-- SHORT TASK --
Look through the records below and collect all lines that hold the string "this".

◆ ◆ ◆ ◆ ◆ ◆ ◆

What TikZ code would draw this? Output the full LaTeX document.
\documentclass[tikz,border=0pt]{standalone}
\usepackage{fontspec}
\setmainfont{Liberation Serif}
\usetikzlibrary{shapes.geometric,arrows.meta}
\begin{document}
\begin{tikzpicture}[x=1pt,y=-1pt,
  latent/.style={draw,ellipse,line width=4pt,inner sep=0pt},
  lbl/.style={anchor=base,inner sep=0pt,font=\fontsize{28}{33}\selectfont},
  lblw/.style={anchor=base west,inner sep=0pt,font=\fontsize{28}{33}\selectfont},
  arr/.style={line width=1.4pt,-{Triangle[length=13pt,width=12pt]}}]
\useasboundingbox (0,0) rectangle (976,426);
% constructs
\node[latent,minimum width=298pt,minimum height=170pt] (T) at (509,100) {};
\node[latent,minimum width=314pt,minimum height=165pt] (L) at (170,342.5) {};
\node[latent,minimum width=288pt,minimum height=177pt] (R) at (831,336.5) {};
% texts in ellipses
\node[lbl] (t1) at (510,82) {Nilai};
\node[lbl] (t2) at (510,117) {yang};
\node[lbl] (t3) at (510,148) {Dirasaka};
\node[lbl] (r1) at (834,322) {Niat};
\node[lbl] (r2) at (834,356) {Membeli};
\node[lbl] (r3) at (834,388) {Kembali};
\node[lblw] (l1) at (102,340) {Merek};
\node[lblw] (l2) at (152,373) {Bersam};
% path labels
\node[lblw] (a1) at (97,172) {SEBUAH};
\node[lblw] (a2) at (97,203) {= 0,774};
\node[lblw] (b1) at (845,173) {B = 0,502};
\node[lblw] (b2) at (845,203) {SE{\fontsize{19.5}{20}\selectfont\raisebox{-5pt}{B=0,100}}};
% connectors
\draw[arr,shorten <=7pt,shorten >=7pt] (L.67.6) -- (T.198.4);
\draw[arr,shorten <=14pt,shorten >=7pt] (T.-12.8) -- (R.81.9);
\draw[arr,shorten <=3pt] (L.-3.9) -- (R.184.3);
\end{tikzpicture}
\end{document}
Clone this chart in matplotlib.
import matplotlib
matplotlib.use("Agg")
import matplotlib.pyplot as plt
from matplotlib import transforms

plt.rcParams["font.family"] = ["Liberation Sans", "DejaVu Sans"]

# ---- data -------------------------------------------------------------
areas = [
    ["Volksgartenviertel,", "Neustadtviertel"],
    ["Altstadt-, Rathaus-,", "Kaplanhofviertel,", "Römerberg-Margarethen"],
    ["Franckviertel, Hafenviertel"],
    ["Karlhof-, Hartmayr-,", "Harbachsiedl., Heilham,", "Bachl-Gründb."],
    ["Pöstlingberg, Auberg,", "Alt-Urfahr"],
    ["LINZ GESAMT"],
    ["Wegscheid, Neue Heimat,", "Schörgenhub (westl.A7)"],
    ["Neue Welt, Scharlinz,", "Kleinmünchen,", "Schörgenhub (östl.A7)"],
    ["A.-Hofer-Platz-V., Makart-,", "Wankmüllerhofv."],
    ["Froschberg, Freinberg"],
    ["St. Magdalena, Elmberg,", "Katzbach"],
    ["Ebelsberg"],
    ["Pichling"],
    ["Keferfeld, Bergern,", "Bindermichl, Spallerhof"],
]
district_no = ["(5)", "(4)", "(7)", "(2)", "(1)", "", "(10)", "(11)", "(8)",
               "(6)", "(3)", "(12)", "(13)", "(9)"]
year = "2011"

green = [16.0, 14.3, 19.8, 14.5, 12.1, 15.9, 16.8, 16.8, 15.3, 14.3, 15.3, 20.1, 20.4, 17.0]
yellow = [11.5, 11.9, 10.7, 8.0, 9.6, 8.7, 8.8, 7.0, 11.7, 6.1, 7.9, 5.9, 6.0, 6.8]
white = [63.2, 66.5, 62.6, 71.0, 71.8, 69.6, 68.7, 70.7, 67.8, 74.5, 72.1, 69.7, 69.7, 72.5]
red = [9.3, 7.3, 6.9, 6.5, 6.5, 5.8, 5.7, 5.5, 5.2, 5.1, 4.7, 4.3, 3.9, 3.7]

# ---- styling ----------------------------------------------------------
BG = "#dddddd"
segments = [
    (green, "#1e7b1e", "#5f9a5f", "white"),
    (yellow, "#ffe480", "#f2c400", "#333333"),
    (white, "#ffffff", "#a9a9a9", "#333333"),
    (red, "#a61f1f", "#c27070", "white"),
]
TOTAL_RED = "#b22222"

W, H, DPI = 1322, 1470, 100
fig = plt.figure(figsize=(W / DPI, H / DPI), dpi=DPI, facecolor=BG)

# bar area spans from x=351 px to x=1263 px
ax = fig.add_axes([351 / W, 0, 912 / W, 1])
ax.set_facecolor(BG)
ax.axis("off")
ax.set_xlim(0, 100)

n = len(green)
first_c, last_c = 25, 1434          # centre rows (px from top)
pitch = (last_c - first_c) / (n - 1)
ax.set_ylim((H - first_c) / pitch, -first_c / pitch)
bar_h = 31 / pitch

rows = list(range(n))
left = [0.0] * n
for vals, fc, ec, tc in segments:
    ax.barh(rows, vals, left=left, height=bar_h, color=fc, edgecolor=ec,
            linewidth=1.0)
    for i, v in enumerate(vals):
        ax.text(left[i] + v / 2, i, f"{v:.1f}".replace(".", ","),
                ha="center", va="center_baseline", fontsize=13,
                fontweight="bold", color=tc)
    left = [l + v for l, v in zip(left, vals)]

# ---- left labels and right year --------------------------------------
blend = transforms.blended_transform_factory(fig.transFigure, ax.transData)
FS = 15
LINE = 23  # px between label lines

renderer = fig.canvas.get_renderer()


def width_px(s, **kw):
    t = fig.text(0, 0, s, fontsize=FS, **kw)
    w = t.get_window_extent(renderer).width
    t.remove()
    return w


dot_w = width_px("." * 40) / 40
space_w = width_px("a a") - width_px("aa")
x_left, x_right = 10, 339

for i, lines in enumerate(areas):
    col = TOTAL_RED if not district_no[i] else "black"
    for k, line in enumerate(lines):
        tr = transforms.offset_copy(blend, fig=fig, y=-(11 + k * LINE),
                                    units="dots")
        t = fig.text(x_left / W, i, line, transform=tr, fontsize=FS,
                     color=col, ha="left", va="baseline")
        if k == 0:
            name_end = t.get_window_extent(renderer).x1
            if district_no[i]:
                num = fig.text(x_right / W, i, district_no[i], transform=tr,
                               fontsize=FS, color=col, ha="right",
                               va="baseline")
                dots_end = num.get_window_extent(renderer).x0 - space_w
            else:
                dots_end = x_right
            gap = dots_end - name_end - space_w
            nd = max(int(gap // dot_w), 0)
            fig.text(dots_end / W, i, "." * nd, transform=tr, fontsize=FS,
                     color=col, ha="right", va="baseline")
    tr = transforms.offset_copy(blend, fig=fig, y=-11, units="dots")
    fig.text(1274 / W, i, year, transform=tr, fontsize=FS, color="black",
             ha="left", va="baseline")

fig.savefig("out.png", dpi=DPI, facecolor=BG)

◆ ◆ ◆ ◆ ◆ ◆ ◆

-- EXERCISE ANSWER --
What TikZ code would draw this? Output the full LaTeX document.
Clone this chart in matplotlib.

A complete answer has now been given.